Personal information
- Full name: Erin Gianna Healy
- Date of birth: 5 April 2001 (age 25)
- Place of birth: San Diego, California, United States
- Position: Forward

Team information
- Current team: Parma

College career
- Years: Team / Apps / (Gls)
- 2019–2022: Gonzaga Bulldogs / 67 / (21)

Senior career*
- Years: Team / Apps / (Gls)
- 2023–2024: Clube de Albergaria / 24 / (8)
- 2024–2026: Adelaide United / 41 / (12)
- 2026–: Parma / 0 / (0)

International career^{‡}
- 2025–: Republic of Ireland / 1 / (0)

= Erin Healy (footballer) =

Irish-American soccer player (born 2001)

Erin Gianna Healy (/it/; born 5 April 2001) is a professional soccer player who plays as a forward for Serie A club Parma. Born in the United States, she represents the Republic of Ireland internationally.

==Early life==
Healy was born in San Diego, California. Her grandfather was born in Monaghan, which makes her eligible to represent either the Republic of Ireland or the United States internationally.

==College career==
Healy attended Gonzaga University in Spokane, Washington, and played for the Gonzaga Bulldogs.

==Club career==
Healy began her club football career in Portugal at Campeonato Nacional Feminino club Clube de Albergaria, joining in the 2023–24 season.

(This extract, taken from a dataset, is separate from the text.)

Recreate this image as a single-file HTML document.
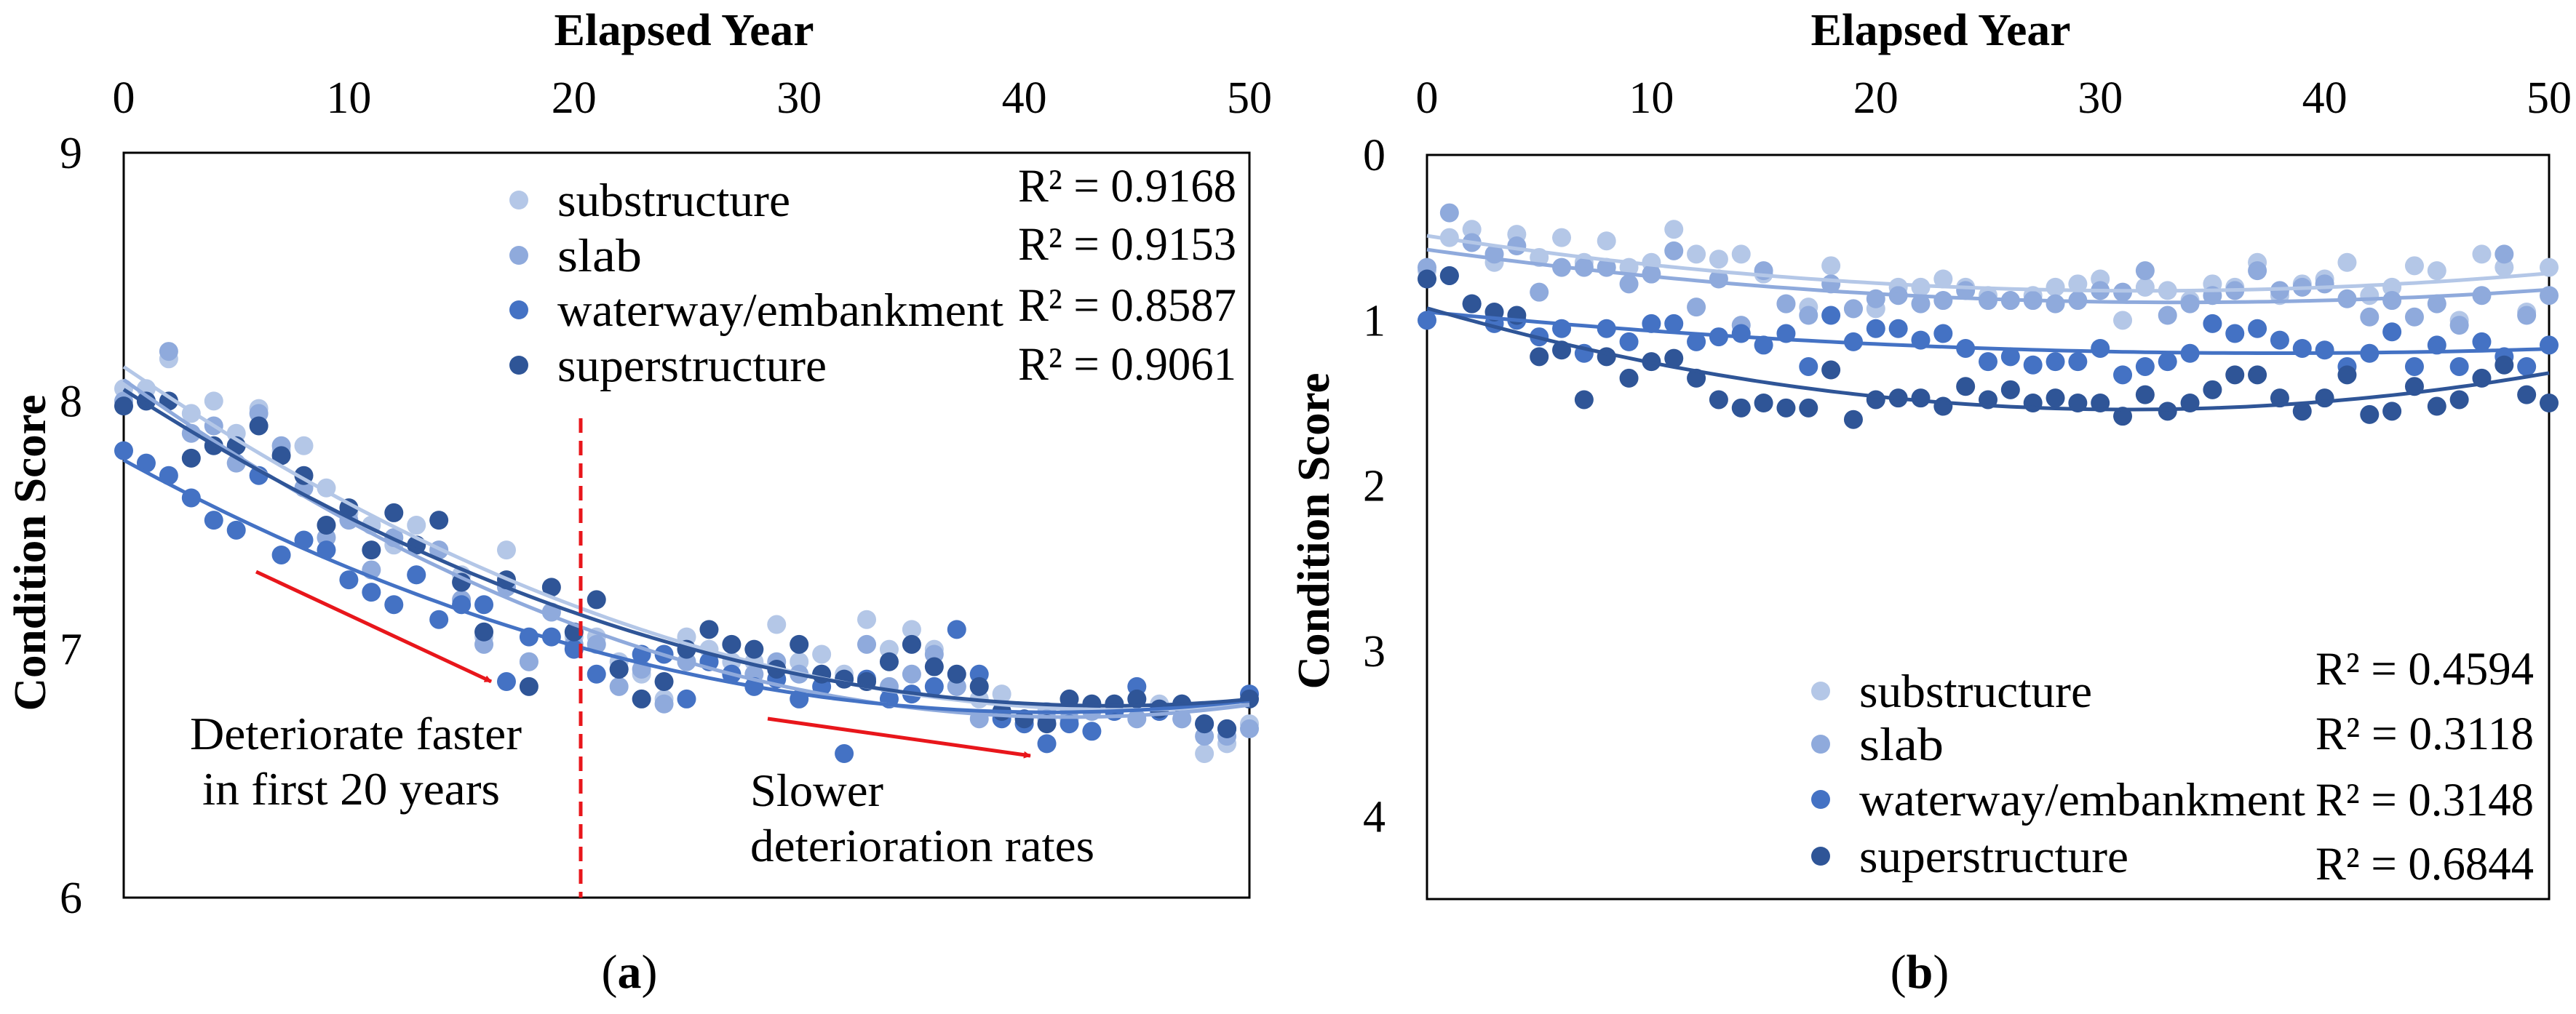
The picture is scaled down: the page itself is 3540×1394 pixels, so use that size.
<!DOCTYPE html>
<html><head><meta charset="utf-8">
<style>
html,body{margin:0;padding:0;background:#fff;}
svg, svg text{font-family:"Times New Roman","Liberation Serif","DejaVu Serif",serif;}
</style></head>
<body>
<svg id="fig" width="3540" height="1389" viewBox="0 0 3540 1389" xmlns="http://www.w3.org/2000/svg">
<defs>
<marker id="arr" markerWidth="10" markerHeight="10" refX="9" refY="5" orient="auto" markerUnits="userSpaceOnUse" viewBox="0 0 10 10">
<path d="M0,0 L10,5 L0,10 z" fill="#e8161b"/>
</marker>
</defs>
<g id="chartA"></g>
<g id="chartB"></g>

<g>
<line x1="798" y1="575" x2="798" y2="1234" stroke="#e8161b" stroke-width="5" stroke-dasharray="20,11"/>
<line x1="352" y1="786" x2="675" y2="937" stroke="#e8161b" stroke-width="5" marker-end="url(#arr)"/>
<line x1="1055" y1="988" x2="1416" y2="1039" stroke="#e8161b" stroke-width="5" marker-end="url(#arr)"/>
<text x="261" y="1030" font-size="64" textLength="456" lengthAdjust="spacingAndGlyphs">Deteriorate faster</text>
<text x="278" y="1106" font-size="64" textLength="409" lengthAdjust="spacingAndGlyphs">in first 20 years</text>
<text x="1031" y="1108" font-size="64" textLength="183" lengthAdjust="spacingAndGlyphs">Slower</text>
<text x="1031" y="1184" font-size="64" textLength="473" lengthAdjust="spacingAndGlyphs">deterioration rates</text>
</g>
<text x="865" y="1358" font-size="66" text-anchor="middle">(<tspan font-weight="bold">a</tspan>)</text>
<text x="2638" y="1358" font-size="66" text-anchor="middle">(<tspan font-weight="bold">b</tspan>)</text>
</svg>
<script>
const years = Array.from({length:51},(_,i)=>i);
const seriesNames = ["substructure","slab","waterway/embankment","superstructure"];
const seriesColors = ["#b4c7e7","#8faadc","#4472c4","#2f5597"];
const xTicks = [0,10,20,30,40,50];
const yTicksA = [6,7,8,9];
const yTicksB = [0,1,2,3,4];
const r2A = ["R² = 0.9168","R² = 0.9153","R² = 0.8587","R² = 0.9061"];
const r2B = ["R² = 0.4594","R² = 0.3118","R² = 0.3148","R² = 0.6844"];

const aSub = [8.05,8.05,8.17,7.95,8.0,7.87,7.97,7.8,7.82,7.65,7.55,7.5,7.42,7.5,7.4,7.3,7.05,7.4,6.95,7.15,7.05,7.05,6.95,6.9,6.8,7.05,7.0,6.95,6.95,7.1,6.95,6.98,6.9,7.12,7.0,7.08,7.0,6.85,6.8,6.82,6.72,6.75,6.75,6.78,6.78,6.8,6.78,6.72,6.58,6.62,6.7];
const aSlab = [8.0,8.0,8.2,7.87,7.9,7.75,7.95,7.82,7.65,7.45,7.52,7.32,7.45,7.3,7.4,7.2,7.02,7.25,6.95,7.15,7.02,7.02,6.85,6.92,6.78,6.95,6.95,6.9,6.9,6.95,6.9,6.9,6.88,7.02,6.85,6.9,6.98,6.85,6.72,6.75,6.7,6.72,6.72,6.75,6.75,6.72,6.75,6.72,6.65,6.65,6.68];
const aWater = [7.8,7.75,7.7,7.61,7.52,7.48,7.7,7.38,7.44,7.4,7.28,7.23,7.18,7.3,7.12,7.18,7.18,6.87,7.05,7.05,7.0,6.9,6.92,6.98,6.98,6.8,6.95,6.9,6.85,6.88,6.8,6.85,6.58,6.88,6.8,6.82,6.85,7.08,6.9,6.72,6.7,6.62,6.7,6.67,6.75,6.85,6.75,6.78,6.7,6.68,6.82];
const aSuper = [7.98,8.0,8.0,7.77,7.82,7.82,7.9,7.78,7.7,7.5,7.57,7.4,7.55,7.42,7.52,7.27,7.07,7.28,6.85,7.25,7.07,7.2,6.92,6.8,6.87,7.0,7.08,7.02,7.0,6.92,7.02,6.9,6.88,6.87,6.95,7.02,6.93,6.9,6.85,6.75,6.72,6.7,6.8,6.78,6.78,6.8,6.76,6.78,6.7,6.68,6.8];

const bSub = [0.7,0.5,0.45,0.65,0.48,0.62,0.5,0.65,0.52,0.68,0.65,0.45,0.6,0.63,0.6,0.72,0.9,0.92,0.67,0.93,0.93,0.8,0.8,0.75,0.8,0.85,0.88,0.85,0.8,0.78,0.75,1.0,0.8,0.82,0.88,0.78,0.8,0.65,0.85,0.78,0.75,0.65,0.85,0.8,0.67,0.7,1.0,0.6,0.68,0.95,0.68];
const bSlab = [0.68,0.35,0.53,0.6,0.55,0.83,0.68,0.68,0.68,0.78,0.72,0.58,0.92,0.75,1.03,0.7,0.9,0.97,0.78,0.93,0.87,0.85,0.9,0.88,0.82,0.88,0.88,0.88,0.9,0.88,0.82,0.83,0.7,0.97,0.9,0.85,0.82,0.7,0.82,0.8,0.78,0.87,0.98,0.88,0.98,0.9,1.03,0.85,0.6,0.97,0.85];
const bWater = [1.0,0.73,0.9,1.02,1.0,1.1,1.05,1.2,1.05,1.13,1.02,1.02,1.13,1.1,1.08,1.15,1.08,1.28,0.97,1.13,1.05,1.05,1.12,1.08,1.17,1.25,1.22,1.27,1.25,1.25,1.17,1.33,1.28,1.25,1.2,1.02,1.08,1.05,1.12,1.17,1.18,1.28,1.2,1.07,1.28,1.15,1.28,1.13,1.22,1.28,1.15];
const bSuper = [0.75,0.73,0.9,0.95,0.97,1.22,1.18,1.48,1.22,1.35,1.25,1.23,1.35,1.48,1.53,1.5,1.53,1.53,1.3,1.6,1.48,1.47,1.47,1.52,1.4,1.48,1.42,1.5,1.47,1.5,1.5,1.58,1.45,1.55,1.5,1.42,1.33,1.33,1.47,1.55,1.47,1.33,1.57,1.55,1.4,1.52,1.48,1.35,1.27,1.45,1.5];

const NS="http://www.w3.org/2000/svg";
function mk(parent,tag,attrs,text){const e=document.createElementNS(NS,tag);for(const k in attrs)e.setAttribute(k,attrs[k]);if(text!==undefined)e.textContent=text;parent.appendChild(e);return e;}

function quadFit(xs,ys){
  let n=xs.length,s=[0,0,0,0,0],t=[0,0,0];
  for(let i=0;i<n;i++){const x=xs[i],y=ys[i];for(let p=0;p<5;p++)s[p]+=Math.pow(x,p);for(let p=0;p<3;p++)t[p]+=y*Math.pow(x,p);}
  const M=[[s[0],s[1],s[2],t[0]],[s[1],s[2],s[3],t[1]],[s[2],s[3],s[4],t[2]]];
  for(let i=0;i<3;i++){for(let j=i+1;j<3;j++){const f=M[j][i]/M[i][i];for(let k=i;k<4;k++)M[j][k]-=f*M[i][k];}}
  const c=[0,0,0];for(let i=2;i>=0;i--){let v=M[i][3];for(let k=i+1;k<3;k++)v-=M[i][k]*c[k];c[i]=v/M[i][i];}
  return c;
}

function drawChart(g,cfg){
  const X=v=>cfg.x0+(v-0)/(50-0)*(cfg.x1-cfg.x0);
  const Y=v=>cfg.yTop+(v-cfg.vTop)/(cfg.vBot-cfg.vTop)*(cfg.yBot-cfg.yTop);
  const frame=mk(g,'rect',{x:cfg.x0,y:cfg.yTop,width:cfg.x1-cfg.x0,height:cfg.yBot-cfg.yTop,fill:'none',stroke:'#000','stroke-width':3});
  
  
  xTicks.forEach(t=>{
    const e=mk(g,'text',{x:X(t),y:155,'font-size':62,'text-anchor':'middle'},String(t));
    
    
  });
  cfg.yTicks.forEach(t=>{
    const e=mk(g,'text',{x:cfg.yLabX,y:Y(t)+21,'font-size':62,'text-anchor':'end'},String(t));
    
    
  });
  const xt=mk(g,'text',{x:cfg.titleX,y:62,'font-size':62,'font-weight':'bold','text-anchor':'middle',textLength:357,lengthAdjust:'spacingAndGlyphs'},'Elapsed Year');
  
  
  const yt=mk(g,'text',{x:0,y:0,'font-size':62,'font-weight':'bold','text-anchor':'middle',transform:`translate(${cfg.yTitleX},${cfg.yTitleY}) rotate(-90)`,textLength:435,lengthAdjust:'spacingAndGlyphs'},'Condition Score');
  
  
  cfg.series.forEach((ys,si)=>{
    const sg=mk(g,'g',{});
    
    
    years.forEach((yr,i)=>{
      const c=mk(sg,'circle',{cx:X(yr),cy:Y(ys[i]),r:13,fill:seriesColors[si]});
      
      
    });
  });
  cfg.series.forEach((ys,si)=>{
    const c=quadFit(years,ys);let d='';
    for(let x=0;x<=50;x+=0.5){const v=c[0]+c[1]*x+c[2]*x*x;d+=(x===0?'M':'L')+X(x).toFixed(1)+','+Y(v).toFixed(1);}
    const p=mk(g,'path',{d:d,fill:'none',stroke:seriesColors[si],'stroke-width':5});
    
    
  });
  seriesNames.forEach((nm,i)=>{
    const dot=mk(g,'circle',{cx:cfg.legX,cy:cfg.legY[i],r:13,fill:seriesColors[i]});
    
    
    const widths=[320,116,613,370];
    const t=mk(g,'text',{x:cfg.legX+53,y:cfg.legY[i]+22,'font-size':65,textLength:widths[i],lengthAdjust:'spacingAndGlyphs'},nm);
    
    
    const r=mk(g,'text',{x:cfg.r2X,y:cfg.r2Y[i],'font-size':65,'text-anchor':'end',textLength:300,lengthAdjust:'spacingAndGlyphs'},cfg.r2[i]);
    
    
  });
}

drawChart(document.getElementById('chartA'),{
  x0:170,x1:1717,yTop:210,yBot:1234,vTop:9,vBot:6,yTicks:yTicksA,yLabX:113,
  titleX:940,yTitleX:62,yTitleY:760,series:[aSub,aSlab,aWater,aSuper],
  legX:713,legY:[275,351,426,502],r2X:1699,r2Y:[277,357,441,522],r2:r2A
});
drawChart(document.getElementById('chartB'),{
  x0:1961,x1:3503,yTop:213,yBot:1236,vTop:0,vBot:4.5,yTicks:yTicksB,yLabX:1904,
  titleX:2667,yTitleX:1826,yTitleY:730,series:[bSub,bSlab,bWater,bSuper],
  legX:2502,legY:[950,1023,1099,1177],r2X:3482,r2Y:[941,1030,1121,1209],r2:r2B
});
</script>
</body></html>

Healy moved to Australia to join A-League Women club Adelaide United for the 2024–25 season. In her first two seasons she scored 12 goals in 41 games.
After two seasons, in which she won multiple annual awards, Healy departed Australia to pursue an opportunity in Europe. A few weeks after departing Adelaide, it was announced Healy had joined Italian club Parma until 2028.

==International career==
Healy received her first call-up for the Republic of Ireland national team on 20 May 2025, when she was called up for two games against Turkey and Slovenia in the 2025 UEFA Women's Nations League. She made her international debut in Ireland's first of two friendlies against the United States in June 2025.

== Style of play ==
She is known for her composure when on the ball and for her strength in one-on-one battles.